Doctor Lazaro, based on his previous experience with and knowledge of the type fusion which he performed on plaintiff, indicated that a fusion enjoys about a 95 per cent success rate, but he had no ready explanation for its non-success in this case. He admitted that the possibility of failure in the second operation is at least as great as in the first. The physician considered the fusion to be a major operation, but of course not as serious as a back operation, for example.

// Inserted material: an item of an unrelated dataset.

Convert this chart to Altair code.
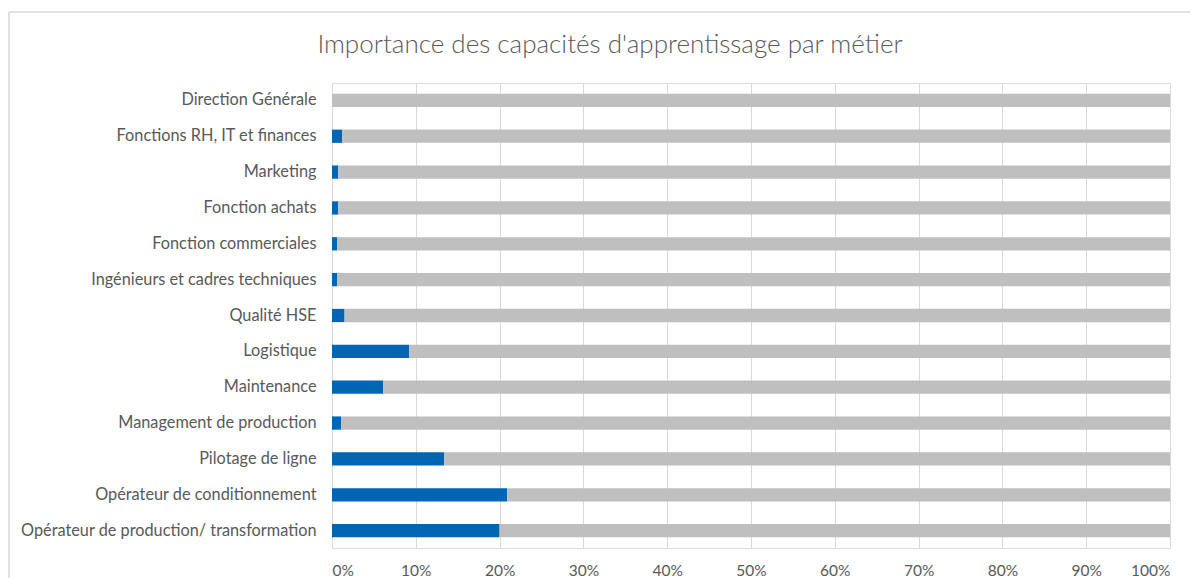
import altair as alt
import pandas as pd

title_text = "Importance des capacités d'apprentissage par métier"
categories = [
    "Direction Générale",
    "Fonctions RH, IT et finances",
    "Marketing",
    "Fonction achats",
    "Fonction commerciales",
    "Ingénieurs et cadres techniques",
    "Qualité HSE",
    "Logistique",
    "Maintenance",
    "Management de production",
    "Pilotage de ligne",
    "Opérateur de conditionnement",
    "Opérateur de production/ transformation",
]
important = [0.0, 1.2, 0.75, 0.75, 0.6, 0.6, 1.5, 9.2, 6.1, 1.1, 13.4, 20.9, 20.0]
other = [100 - v for v in important]

rows = []
for c, a, b in zip(categories, important, other):
    rows.append({"metier": c, "serie": "Important", "val": a, "ord": 0})
    rows.append({"metier": c, "serie": "Autre", "val": b, "ord": 1})
df = pd.DataFrame(rows)

bars = (
    alt.Chart(df)
    .mark_bar()
    .encode(
        y=alt.Y(
            "metier:N",
            sort=categories,
            title=None,
            scale=alt.Scale(paddingInner=0.63, paddingOuter=0.3),
            axis=alt.Axis(
                labelFont="Lato",
                labelFontSize=16.3,
                labelColor="#595959",
                labelPadding=16,
                ticks=False,
                domain=False,
                labelLimit=400,
            ),
        ),
        x=alt.X(
            "val:Q",
            stack="normalize",
            title=None,
            scale=alt.Scale(domain=[0, 1], nice=False),
            axis=alt.Axis(
                format=".0%",
                values=[i / 10 for i in range(11)],
                labelFont="Lato",
                labelFontSize=15.5,
                labelColor="#595959",
                labelPadding=15,
                ticks=False,
                domain=False,
                grid=True,
                gridColor="#D9D9D9",
                gridWidth=1,
            ),
        ),
        color=alt.Color(
            "serie:N",
            scale=alt.Scale(domain=["Important", "Autre"], range=["#0066B4", "#BFBFBF"]),
            legend=None,
        ),
        order=alt.Order("ord:Q"),
    )
)

frame_df = pd.DataFrame({"title": [title_text]})
border_left = alt.Chart(frame_df).mark_rule(color="#D9D9D9", strokeWidth=1.5, clip=False).encode(
    x=alt.value(-323), y=alt.value(-71), y2=alt.value(520)
)
border_top = alt.Chart(frame_df).mark_rule(color="#D9D9D9", strokeWidth=1.5, clip=False).encode(
    x=alt.value(-323), x2=alt.value(900), y=alt.value(-71)
)
title_mark = alt.Chart(frame_df).mark_text(
    font="Lato",
    fontSize=26,
    fontWeight=300,
    color="#595959",
    align="center",
    baseline="alphabetic",
    clip=False,
).encode(text="title:N", x=alt.value(278), y=alt.value(-30))

chart = (
    alt.layer(border_left, border_top, title_mark, bars)
    .properties(
        width=838,
        height=465,
        autosize=alt.AutoSizeParams(type="none"),
        padding={"left": 324, "top": 75, "right": 20, "bottom": 30},
    )
    .configure_view(stroke=None)
    .configure(background="white")
)

chart.save("out.html", embed_options={"renderer": "svg", "actions": False})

Doctor Landreneau recommended against a second fusion, opining that a second attempt would submit plaintiff to unnecessary suffering and believed that the possibilities of success on a second fusion would be no greater than 50 per cent. Instead, this surgeon suggested that the joint be amputated requiring the removal of approximately one and one-half inches of the end of the finger. The operation would take the fingernail, the last or furthest bone of the finger, and the joint itself. The procedure would actually go beyond the joint in order to remove the cartilage.

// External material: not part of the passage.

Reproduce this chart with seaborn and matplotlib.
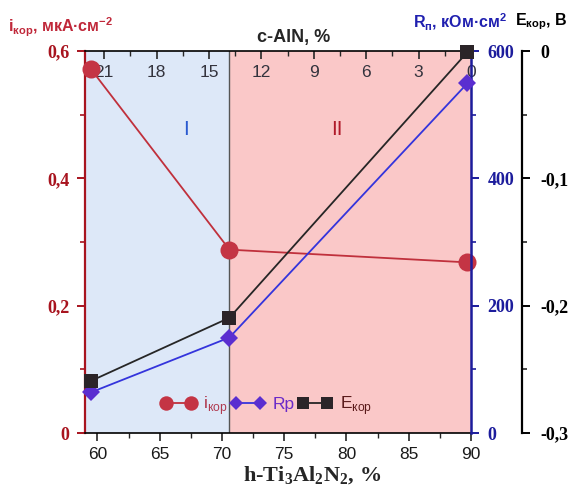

We see then that Doctor Landreneau disapproved of a second fusion and recommended an amputation. Doctor Lazaro recommended a second fusion, but was not questioned about an amputation. The sequence in which the two physicians testified by deposition as set out above, may indicate the reason why Doctor Lazaro expressed no opinion concerning an amputation. But as also set out above, Doctor Landreneaü’s recommendation of an amputation was known at the time of trial. We might say that if Doctor Lazaro had preferred the amputation, he would have recommended it instead of a second fusion. We might also say that his recommendation of the fusion is a tacit disapproval of the amputation, or at least a relegation of it to a second preference. But we cannot afford ourselves the luxury of speculation. We can only consider what is contained in the record. Such being the case, we cannot presume that Doctor Lazaro would have agreed to an amputation any more than we can presume that he would have disapproved of that procedure.

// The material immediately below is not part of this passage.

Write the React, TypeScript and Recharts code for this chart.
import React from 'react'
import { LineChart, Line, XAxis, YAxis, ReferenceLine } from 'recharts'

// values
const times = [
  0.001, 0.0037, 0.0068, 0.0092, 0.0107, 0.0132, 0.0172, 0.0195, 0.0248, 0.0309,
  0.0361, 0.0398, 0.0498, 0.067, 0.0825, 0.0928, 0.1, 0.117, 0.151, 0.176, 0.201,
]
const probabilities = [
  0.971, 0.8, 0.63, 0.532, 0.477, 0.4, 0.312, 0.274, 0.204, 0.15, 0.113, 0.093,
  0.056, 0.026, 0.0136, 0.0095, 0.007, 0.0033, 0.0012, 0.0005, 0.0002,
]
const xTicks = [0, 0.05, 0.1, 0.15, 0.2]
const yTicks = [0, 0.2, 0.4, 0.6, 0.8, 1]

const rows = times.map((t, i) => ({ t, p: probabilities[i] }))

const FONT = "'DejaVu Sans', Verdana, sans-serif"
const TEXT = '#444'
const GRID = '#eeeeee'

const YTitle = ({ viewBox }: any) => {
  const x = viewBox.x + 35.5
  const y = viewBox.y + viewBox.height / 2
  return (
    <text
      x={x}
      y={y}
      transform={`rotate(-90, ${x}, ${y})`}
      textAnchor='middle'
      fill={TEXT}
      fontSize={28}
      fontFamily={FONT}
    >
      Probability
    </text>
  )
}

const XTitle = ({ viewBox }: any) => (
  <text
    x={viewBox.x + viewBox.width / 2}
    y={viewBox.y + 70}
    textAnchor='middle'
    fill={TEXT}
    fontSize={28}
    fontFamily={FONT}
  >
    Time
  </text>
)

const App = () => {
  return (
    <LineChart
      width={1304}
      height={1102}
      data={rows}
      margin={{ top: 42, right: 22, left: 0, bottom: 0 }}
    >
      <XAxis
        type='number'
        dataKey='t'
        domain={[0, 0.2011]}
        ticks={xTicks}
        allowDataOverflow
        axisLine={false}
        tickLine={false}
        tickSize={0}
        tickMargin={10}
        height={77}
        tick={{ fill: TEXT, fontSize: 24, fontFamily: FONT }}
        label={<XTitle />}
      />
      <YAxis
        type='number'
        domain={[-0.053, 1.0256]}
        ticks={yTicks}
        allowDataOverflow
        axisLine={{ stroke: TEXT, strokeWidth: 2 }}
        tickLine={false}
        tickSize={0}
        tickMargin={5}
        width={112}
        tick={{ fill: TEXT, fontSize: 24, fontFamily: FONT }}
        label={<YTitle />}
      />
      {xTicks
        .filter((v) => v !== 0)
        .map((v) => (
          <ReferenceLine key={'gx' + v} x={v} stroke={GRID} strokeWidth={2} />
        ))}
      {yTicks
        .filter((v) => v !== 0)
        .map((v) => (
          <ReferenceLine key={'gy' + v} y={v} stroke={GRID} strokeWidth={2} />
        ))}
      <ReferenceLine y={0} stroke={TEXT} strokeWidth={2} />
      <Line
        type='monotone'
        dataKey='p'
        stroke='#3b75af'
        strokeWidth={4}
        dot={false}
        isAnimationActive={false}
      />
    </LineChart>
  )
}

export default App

We therefore conclude that plaintiff’s refusal to submit to a second surgical procedure is reasonable based upon a serious disagreement between the surgeons as to the type of operation to be performed.
AFFIRMED.
. The author of this opinion would also conclude that plaintiff’s refusal to submit to a second surgical procedure is reasonable in view of his expressed fear, uncertainty, and apprehension about such a second operation. As we said in Bass v. Service Pipe Trucking Company, Inc., 273 So.2d 349 (La.App.3rd Cir. 1973):
“This is not to state, however, that a compensation claimant, under all circumstances, may never be justified in refusing surgery based on fear and concern for his physical well-being because of experiences undergone as a result of previous surgery or surgeries. In each such case the question of whether he is justified in refusing surgery must be determined by the facts of each particular case.”
Plaintiff’s first operation was not successful. The second one may likewise be unsuccessful. I feel that his misgivings about another operation justifies his refusing same.